Determine whether $( G , \ast )$ is a monoid or semigroup or neither, where $$G = \left\{ \begin{bmatrix}a & -b \\ b & a\end{bmatrix} : a,b \in \Bbb R \right\}$$ and $\ast$ is product of matrices

i tired solve it :

by ${ x*x^{-1} }$ = I = ${ \begin{bmatrix}{1} && {0} \\ {0} && {1}\end{bmatrix} }$ but i get finally i =${ \begin{bmatrix}{aa} && {0} \\ {0} && {bb}\end{bmatrix} }$ is my steps is Right ? is these Group according to ${ x*x^{-1} = e }$ ?

Answer 1

It is a monoid (and hence also a semigroup).
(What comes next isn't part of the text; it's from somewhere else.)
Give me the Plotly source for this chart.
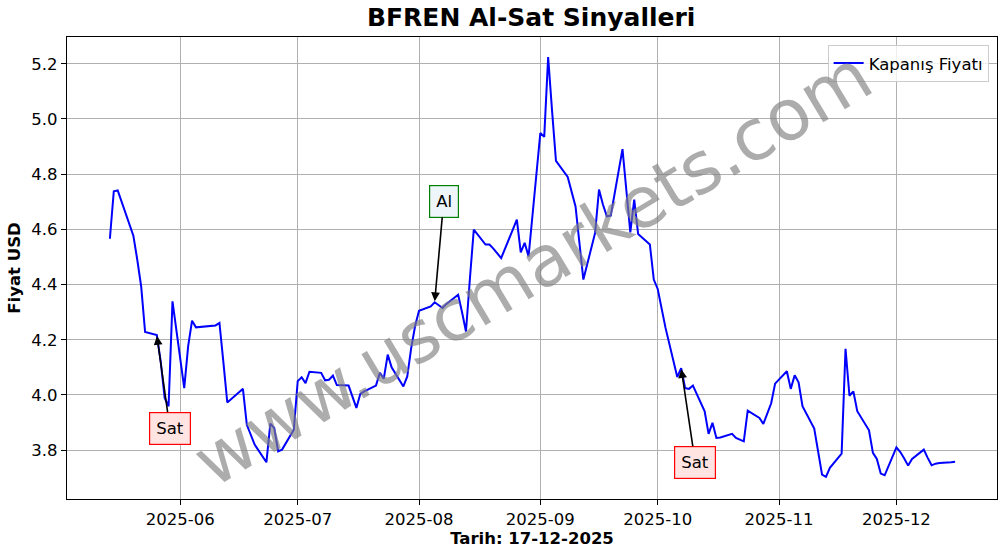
import plotly.graph_objects as go

dates = [
    "2025-05-14", "2025-05-15", "2025-05-16", "2025-05-20", "2025-05-21", "2025-05-22", "2025-05-23",
    "2025-05-26", "2025-05-27", "2025-05-28", "2025-05-29", "2025-05-30",
    "2025-06-02", "2025-06-03", "2025-06-04", "2025-06-05", "2025-06-10", "2025-06-11", "2025-06-12",
    "2025-06-13", "2025-06-16", "2025-06-17", "2025-06-18", "2025-06-19", "2025-06-20", "2025-06-23",
    "2025-06-24", "2025-06-25", "2025-06-26", "2025-06-27", "2025-06-30",
    "2025-07-01", "2025-07-02", "2025-07-03", "2025-07-04", "2025-07-07", "2025-07-08", "2025-07-09",
    "2025-07-10", "2025-07-11", "2025-07-14", "2025-07-16", "2025-07-17", "2025-07-18", "2025-07-21",
    "2025-07-22", "2025-07-23", "2025-07-24", "2025-07-25", "2025-07-28", "2025-07-29", "2025-07-30",
    "2025-07-31",
    "2025-08-01", "2025-08-04", "2025-08-05", "2025-08-06", "2025-08-07", "2025-08-08", "2025-08-11",
    "2025-08-12", "2025-08-13", "2025-08-14", "2025-08-15", "2025-08-18", "2025-08-19", "2025-08-20",
    "2025-08-21", "2025-08-22", "2025-08-25", "2025-08-26", "2025-08-27", "2025-08-28", "2025-08-29",
    "2025-09-01", "2025-09-02", "2025-09-03", "2025-09-04", "2025-09-05", "2025-09-08", "2025-09-09",
    "2025-09-10", "2025-09-11", "2025-09-12", "2025-09-15", "2025-09-16", "2025-09-17", "2025-09-18",
    "2025-09-19", "2025-09-22", "2025-09-23", "2025-09-24", "2025-09-25", "2025-09-26", "2025-09-29",
    "2025-09-30",
    "2025-10-01", "2025-10-02", "2025-10-03", "2025-10-06", "2025-10-07", "2025-10-08", "2025-10-09",
    "2025-10-10", "2025-10-13", "2025-10-14", "2025-10-15", "2025-10-16", "2025-10-17", "2025-10-20",
    "2025-10-21", "2025-10-22", "2025-10-23", "2025-10-24", "2025-10-27", "2025-10-28", "2025-10-30",
    "2025-10-31",
    "2025-11-03", "2025-11-04", "2025-11-05", "2025-11-06", "2025-11-07", "2025-11-10", "2025-11-11",
    "2025-11-12", "2025-11-13", "2025-11-14", "2025-11-17", "2025-11-18", "2025-11-19", "2025-11-20",
    "2025-11-21", "2025-11-24", "2025-11-25", "2025-11-26", "2025-11-27", "2025-11-28",
    "2025-12-01", "2025-12-02", "2025-12-03", "2025-12-04", "2025-12-05", "2025-12-08", "2025-12-09",
    "2025-12-10", "2025-12-11", "2025-12-12", "2025-12-15", "2025-12-16",
]

close = [
    4.566, 4.738, 4.741, 4.577, 4.490, 4.393, 4.228,
    4.217, 4.120, 3.989, 3.959, 4.339,
    4.025, 4.176, 4.269, 4.245, 4.252, 4.261, 4.120,
    3.973, 4.010, 4.022, 3.892, 3.856, 3.820, 3.756,
    3.896, 3.880, 3.796, 3.802, 3.874,
    4.050, 4.064, 4.043, 4.084, 4.080, 4.053, 4.055,
    4.070, 4.036, 4.034, 3.953, 4.004, 4.013, 4.034,
    4.080, 4.059, 4.146, 4.100, 4.031, 4.067, 4.170,
    4.250,
    4.305, 4.321, 4.336, 4.325, 4.315, 4.330, 4.363,
    4.300, 4.230, 4.420, 4.599, 4.545, 4.545, 4.530,
    4.512, 4.496, 4.600, 4.635, 4.517, 4.551, 4.502,
    4.949, 4.935, 5.224, 5.030, 4.848, 4.790, 4.735,
    4.683, 4.550, 4.418, 4.587, 4.744, 4.690, 4.647,
    4.650, 4.891, 4.740, 4.589, 4.708, 4.583, 4.545,
    4.418,
    4.384, 4.310, 4.243, 4.065, 4.097, 4.025, 4.022,
    4.034, 3.941, 3.859, 3.899, 3.844, 3.846, 3.859,
    3.844, 3.838, 3.832, 3.943, 3.917, 3.895, 3.970,
    4.041,
    4.086, 4.022, 4.071, 4.046, 3.959, 3.878, 3.790,
    3.711, 3.703, 3.736, 3.787, 4.167, 3.997, 4.013,
    3.941, 3.872, 3.790, 3.768, 3.715, 3.709,
    3.810, 3.793, 3.770, 3.744, 3.768, 3.802, 3.772,
    3.745, 3.751, 3.753, 3.756, 3.758,
]

signal_dates = ["2025-05-26", "2025-08-05", "2025-10-07"]
signal_labels = ["Sat", "Al", "Sat"]

title_text = "BFREN Al-Sat Sinyalleri"
x_title = "Tarih: 17-12-2025"
y_title = "Fiyat USD"
series_name = "Kapanış Fiyatı"
watermark = "www.uscmarkets.com"

FONT = "DejaVu Sans"
FS = 16.5

fig = go.Figure()
fig.add_trace(go.Scatter(
    x=dates, y=close, mode="lines", name=series_name,
    line=dict(color="#0000ff", width=2),
))

# offsets of label boxes from their arrow tips (pixels)
offsets = {"Sat": [(13, 93), (14, 94)], "Al": [(9, -101)]}
counters = {"Sat": 0, "Al": 0}
for d, lab in zip(signal_dates, signal_labels):
    yv = close[dates.index(d)]
    ax, ay = offsets[lab][counters[lab]]
    counters[lab] += 1
    if lab == "Sat":
        bg, bc = "#ffe4e1", "#ff0000"
    else:
        bg, bc = "#eef6fc", "#008000"
    fig.add_annotation(
        x=d, y=yv, xref="x", yref="y", text=lab, showarrow=True,
        ax=ax, ay=ay, arrowhead=2, arrowsize=1.1, arrowwidth=1.6, arrowcolor="black",
        standoff=1, font=dict(family=FONT, size=FS, color="black"),
        bgcolor=bg, bordercolor=bc, borderwidth=1.2, borderpad=6,
    )

fig.add_annotation(
    x=0.5, y=0.5, xref="paper", yref="paper", text=watermark, showarrow=False,
    textangle=-31, font=dict(family=FONT, size=71, color="rgba(128,128,128,0.65)"),
)

fig.update_layout(
    width=1006, height=554,
    margin=dict(l=67, r=9, t=37, b=55),
    paper_bgcolor="white", plot_bgcolor="white",
    font=dict(family=FONT, size=FS, color="black"),
    title=dict(text="<b>" + title_text + "</b>", x=0.528, xanchor="center", y=0.985, yanchor="top",
               font=dict(family=FONT, size=25, color="black")),
    showlegend=True,
    legend=dict(x=0.991, y=0.983, xanchor="right", yanchor="top",
                bgcolor="rgba(255,255,255,0.8)", bordercolor="#cccccc", borderwidth=1,
                font=dict(family=FONT, size=FS)),
)

fig.update_xaxes(
    type="date", range=["2025-05-03 01:00", "2025-12-26 17:00"],
    tick0="2025-06-01", dtick="M1", tickformat="%Y-%m",
    showgrid=True, gridcolor="#b0b0b0", gridwidth=1,
    showline=True, linecolor="black", linewidth=1.2, mirror=True,
    ticks="outside", ticklen=5, tickcolor="black",
    tickfont=dict(family=FONT, size=FS),
    title=dict(text="<b>" + x_title + "</b>", font=dict(family=FONT, size=FS), standoff=4),
    zeroline=False, automargin=False,
)
fig.update_yaxes(
    range=[3.623, 5.297], dtick=0.2, tick0=3.8, tickformat=".1f",
    showgrid=True, gridcolor="#b0b0b0", gridwidth=1,
    showline=True, linecolor="black", linewidth=1.2, mirror=True,
    ticks="outside", ticklen=5, tickcolor="black",
    tickfont=dict(family=FONT, size=FS),
    title=dict(text="<b>" + y_title + "</b>", font=dict(family=FONT, size=FS), standoff=6),
    zeroline=False, automargin=False,
)

fig.write_html(
    "out.html",
    config={"displayModeBar": False},
    post_script="document.body.style.margin='0';document.body.style.overflow='hidden';",
)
First, we have to show that $I_2 \in G$. Indeed, setting $a=1$ and $b=0$ gives the identity matrix.

Second, we have to show that $G$ is closed under multiplication. Suppose that $\begin{bmatrix} a&-b \\ b&a \end{bmatrix} \in G$ and $\begin{bmatrix} c&-d \\ d&c \end{bmatrix} \in G$. Then, we have

$$\begin{bmatrix} a&-b \\ b&a \end{bmatrix}\begin{bmatrix} c&-d \\ d&c \end{bmatrix}=\begin{bmatrix} ac-bd&-(ad+bc) \\ ad+bc&ac-bd \end{bmatrix} \in G$$, so $G$ is closed under multiplication.

Finally, multiplication of matrices is associative in general, so it is in particular associative for matrices in $G$.

Alternatively, we could instead use the fact that $G$ is isomorphic to the monoid of complex numbers under multiplication via the map $\begin{bmatrix} a&-b \\ b&a \end{bmatrix} \mapsto a+bi$, and the fact that multiplication of complex numbers is associative.

Answer 2

It cannot be a semigroup without being a monoid since $$\begin{pmatrix} 1 & 0\\ 0 & 1\end{pmatrix}\in G$$ by setting $a=1$ and $b=0$; that is, there is an identity element in $G$ with respect to $\ast$.

What's left is to check whether $(G, \ast)$ is closed and associative.